> **What is asked**: Begin with the first line below and retype each line exactly through the line containing "0.263, 0.290, 0.218]". Any pictures are to be left out.

===== Recorded data =====

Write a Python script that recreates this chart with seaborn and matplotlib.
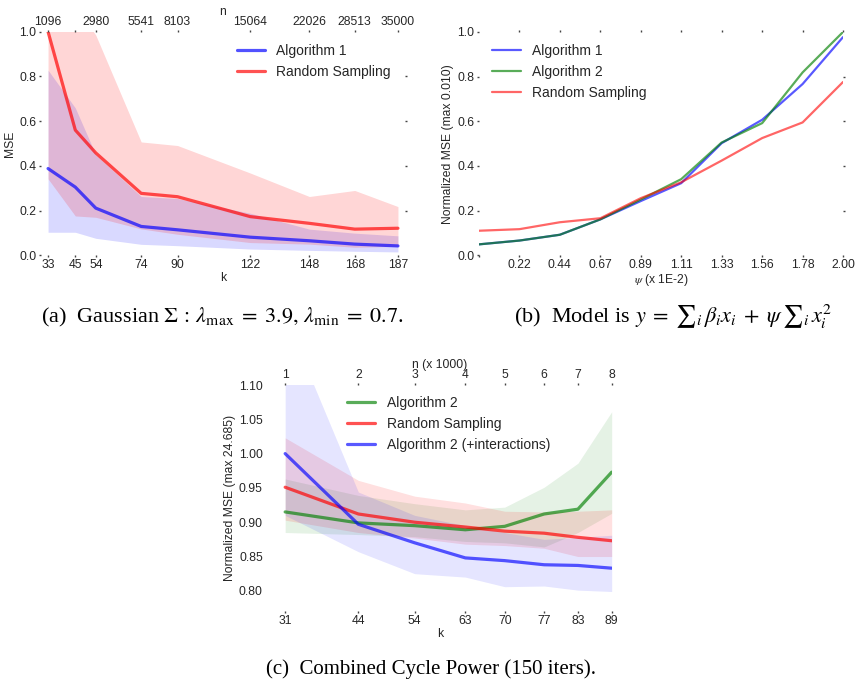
import numpy as np
import pandas as pd
import matplotlib
matplotlib.use("Agg")
import matplotlib.pyplot as plt
import seaborn as sns

# ---------------- Panel (a) data ----------------
a_k = [33, 45, 54, 74, 90, 122, 148, 168, 187]
a_n_labels = ["1096", "", "2980", "5541", "8103", "15064", "22026", "28513", "35000"]
a_alg1 = [0.388, 0.305, 0.211, 0.129, 0.114, 0.081, 0.065, 0.050, 0.042]
a_alg1_lo = [0.103, 0.103, 0.076, 0.049, 0.043, 0.028, 0.022, 0.018, 0.015]
a_alg1_hi = [0.828, 0.659, 0.450, 0.263, 0.254, 0.188, 0.117, 0.099, 0.087]
a_rand = [1.000, 0.560, 0.458, 0.277, 0.262, 0.173, 0.143, 0.117, 0.121]
a_rand_lo = [0.342, 0.176, 0.170, 0.118, 0.094, 0.057, 0.050, 0.036, 0.040]
a_rand_hi = [1.200, 1.120, 0.985, 0.507, 0.491, 0.368, 0.263, 0.290, 0.218]

# ---------------- Panel (b) data ----------------
b_psi = [0.0, 0.222, 0.444, 0.667, 0.889, 1.111, 1.333, 1.556, 1.778, 2.0]
b_tick_labels = ["", "0.22", "0.44", "0.67", "0.89", "1.11", "1.33", "1.56", "1.78", "2.00"]
b_alg1 = [0.049, 0.066, 0.092, 0.161, 0.243, 0.323, 0.502, 0.607, 0.767, 0.977]
b_alg2 = [0.049, 0.066, 0.092, 0.161, 0.250, 0.341, 0.505, 0.592, 0.819, 1.000]
b_rand = [0.110, 0.117, 0.148, 0.166, 0.256, 0.327, 0.424, 0.525, 0.595, 0.776]

# ---------------- Panel (c) data ----------------
c_k = [31, 44, 54, 63, 70, 77, 83, 89]
c_n_labels = ["1", "2", "3", "4", "5", "6", "7", "8"]
c_alg2 = [0.915, 0.899, 0.895, 0.889, 0.894, 0.912, 0.919, 0.973]
c_alg2_lo = [0.885, 0.882, 0.879, 0.872, 0.870, 0.864, 0.885, 0.913]
c_alg2_hi = [0.963, 0.939, 0.927, 0.918, 0.922, 0.951, 0.986, 1.061]
c_rand = [0.951, 0.912, 0.900, 0.893, 0.887, 0.884, 0.878, 0.873]
c_rand_lo = [0.903, 0.885, 0.877, 0.868, 0.866, 0.862, 0.850, 0.850]
c_rand_hi = [1.023, 0.961, 0.938, 0.928, 0.916, 0.915, 0.916, 0.918]
c_int = [1.000, 0.897, 0.870, 0.848, 0.844, 0.838, 0.837, 0.833]
c_int_lo = [0.910, 0.857, 0.825, 0.820, 0.806, 0.807, 0.801, 0.799]
c_int_hi = [1.200, 0.944, 0.910, 0.895, 0.885, 0.875, 0.878, 0.881]

sns.set_theme(style="white")
plt.rcParams["font.family"] = ["Liberation Sans", "DejaVu Sans"]
plt.rcParams["mathtext.fontset"] = "stix"

TICK_FS = 8.7
LEG_FS = 10
TXT = "#262626"

W, H = 858, 682
fig = plt.figure(figsize=(W / 100, H / 100), dpi=100)


def axes_px(left, right, top, bottom):
    return fig.add_axes([left / W, 1 - bottom / H, (right - left) / W, (bottom - top) / H])


def style(ax):
    for s in ax.spines.values():
        s.set_visible(False)
    ax.tick_params(axis="both", which="both", length=1.5, width=1, color="#444444",
                   labelsize=TICK_FS, labelcolor=TXT, pad=2, direction="out")
    ax.tick_params(axis="x", pad=1.2)


def band(ax, x, lo, hi, color, alpha):
    ax.fill_between(x, lo, hi, color=color, alpha=alpha, linewidth=0)


LEG_KW = dict(frameon=False, fontsize=LEG_FS, handlelength=2.05, handletextpad=0.8,
              labelspacing=0.5, borderpad=0, borderaxespad=0, loc="upper left")

# ---------------- Panel (a) ----------------
axa = axes_px(41, 405, 31.7, 255.3)
band(axa, a_k, a_alg1_lo, a_alg1_hi, "blue", 0.15)
band(axa, a_k, a_rand_lo, a_rand_hi, "red", 0.16)
sns.lineplot(x=a_k, y=a_alg1, ax=axa, color="blue", alpha=0.68, lw=2.3, label="Algorithm 1")
sns.lineplot(x=a_k, y=a_rand, ax=axa, color="red", alpha=0.68, lw=2.3, label="Random Sampling")
axa.set_xlim(29.9, 190.1)
axa.set_ylim(0, 1.0)
axa.set_xticks(a_k)
axa.set_xticklabels([str(v) for v in a_k])
axa.set_yticks([0, 0.2, 0.4, 0.6, 0.8, 1.0])
axa.set_yticklabels(["0.0", "0.2", "0.4", "0.6", "0.8", "1.0"])
axa.set_xlabel("k", fontsize=TICK_FS, color=TXT, labelpad=1)
axa.set_ylabel("MSE", fontsize=TICK_FS, color=TXT, labelpad=2)
style(axa)
axa.legend(bbox_to_anchor=(0.538, 0.945), **LEG_KW)
ta = axa.twiny()
ta.set_xlim(axa.get_xlim())
ta.set_xticks(a_k)
ta.set_xticklabels(a_n_labels)
ta.set_xlabel("n", fontsize=TICK_FS, color=TXT, labelpad=0.5)
style(ta)
ra = axa.twinx()
ra.set_ylim(axa.get_ylim())
ra.set_yticks([0.2, 0.4, 0.6, 0.8])
ra.set_yticklabels([])
style(ra)

# ---------------- Panel (b) ----------------
axb = axes_px(479, 843, 32, 255.3)
sns.lineplot(x=b_psi, y=b_alg1, ax=axb, color="blue", alpha=0.65, lw=1.6, label="Algorithm 1")
sns.lineplot(x=b_psi, y=b_alg2, ax=axb, color="green", alpha=0.65, lw=1.6, label="Algorithm 2")
sns.lineplot(x=b_psi, y=b_rand, ax=axb, color="red", alpha=0.6, lw=1.6, label="Random Sampling")
axb.set_xlim(0, 2.0)
axb.set_ylim(0, 1.0)
axb.set_xticks(b_psi)
axb.set_xticklabels(b_tick_labels)
axb.set_yticks([0, 0.2, 0.4, 0.6, 0.8, 1.0])
axb.set_yticklabels(["0.0", "0.2", "0.4", "0.6", "0.8", "1.0"])
axb.set_xlabel(r"$\psi$ (x 1E-2)", fontsize=TICK_FS, color=TXT, labelpad=1)
axb.set_ylabel("Normalized MSE (max 0.010)", fontsize=TICK_FS, color=TXT, labelpad=2)
style(axb)
axb.legend(bbox_to_anchor=(0.036, 0.945), **LEG_KW)
tb = axb.twiny()
tb.set_xlim(axb.get_xlim())
tb.set_xticks(b_psi[1:])
tb.set_xticklabels([])
style(tb)
rb = axb.twinx()
rb.set_ylim(axb.get_ylim())
rb.set_yticks([0.2, 0.4, 0.6, 0.8])
rb.set_yticklabels([])
style(rb)

# ---------------- Panel (c) ----------------
axc = axes_px(267.7, 611.7, 385, 611)
band(axc, c_k, c_alg2_lo, c_alg2_hi, "green", 0.1)
band(axc, c_k, c_rand_lo, c_rand_hi, "red", 0.12)
band(axc, c_k, c_int_lo, c_int_hi, "blue", 0.1)
sns.lineplot(x=c_k, y=c_alg2, ax=axc, color="green", alpha=0.65, lw=2.3, label="Algorithm 2")
sns.lineplot(x=c_k, y=c_rand, ax=axc, color="red", alpha=0.68, lw=2.3, label="Random Sampling")
sns.lineplot(x=c_k, y=c_int, ax=axc, color="blue", alpha=0.65, lw=2.3, label="Algorithm 2 (+interactions)")
axc.set_xlim(27.9, 89)
axc.set_ylim(0.7706, 1.10)
axc.set_xticks(c_k)
axc.set_xticklabels([str(v) for v in c_k])
yt = [0.80, 0.85, 0.90, 0.95, 1.00, 1.05, 1.10]
axc.set_yticks(yt)
axc.set_yticklabels([f"{v:.2f}" for v in yt])
axc.set_xlabel("k", fontsize=TICK_FS, color=TXT, labelpad=1)
axc.set_ylabel("Normalized MSE (max 24.685)", fontsize=TICK_FS, color=TXT, labelpad=2)
style(axc)
axc.legend(bbox_to_anchor=(0.2305, 0.952), **LEG_KW)
tc = axc.twiny()
tc.set_xlim(axc.get_xlim())
tc.set_xticks(c_k)
tc.set_xticklabels(c_n_labels)
tc.set_xlabel("n (x 1000)", fontsize=TICK_FS, color=TXT, labelpad=1)
style(tc)

# ---------------- Captions ----------------
cap_kw = dict(family=["Liberation Serif", "DejaVu Serif"], color="black",
              ha="center", va="center")
fig.text(222 / W, 1 - 317 / H,
         r"(a)  Gaussian $\Sigma\,:\,\lambda_{\max}\;=\;3.9,\,\lambda_{\min}\;=\;0.7$.",
         fontsize=16, **cap_kw)
fig.text(673 / W, 1 - 317 / H,
         r"(b)  Model is $y\;=\;{\sum}_i\,\beta_i x_i\;+\;\psi\,{\sum}_i\,x_i^2$",
         fontsize=16, **cap_kw)
fig.text(431 / W, 1 - 669 / H, "(c)  Combined Cycle Power (150 iters).", fontsize=15, **cap_kw)

fig.savefig("out.png", dpi=100)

=====

> **Response to the task**:
Write a Python script that recreates this chart with seaborn and matplotlib.
import numpy as np
import pandas as pd
import matplotlib
matplotlib.use("Agg")
import matplotlib.pyplot as plt
import seaborn as sns

# ---------------- Panel (a) data ----------------
a_k = [33, 45, 54, 74, 90, 122, 148, 168, 187]
a_n_labels = ["1096", "", "2980", "5541", "8103", "15064", "22026", "28513", "35000"]
a_alg1 = [0.388, 0.305, 0.211, 0.129, 0.114, 0.081, 0.065, 0.050, 0.042]
a_alg1_lo = [0.103, 0.103, 0.076, 0.049, 0.043, 0.028, 0.022, 0.018, 0.015]
a_alg1_hi = [0.828, 0.659, 0.450, 0.263, 0.254, 0.188, 0.117, 0.099, 0.087]
a_rand = [1.000, 0.560, 0.458, 0.277, 0.262, 0.173, 0.143, 0.117, 0.121]
a_rand_lo = [0.342, 0.176, 0.170, 0.118, 0.094, 0.057, 0.050, 0.036, 0.040]
a_rand_hi = [1.200, 1.120, 0.985, 0.507, 0.491, 0.368, 0.263, 0.290, 0.218]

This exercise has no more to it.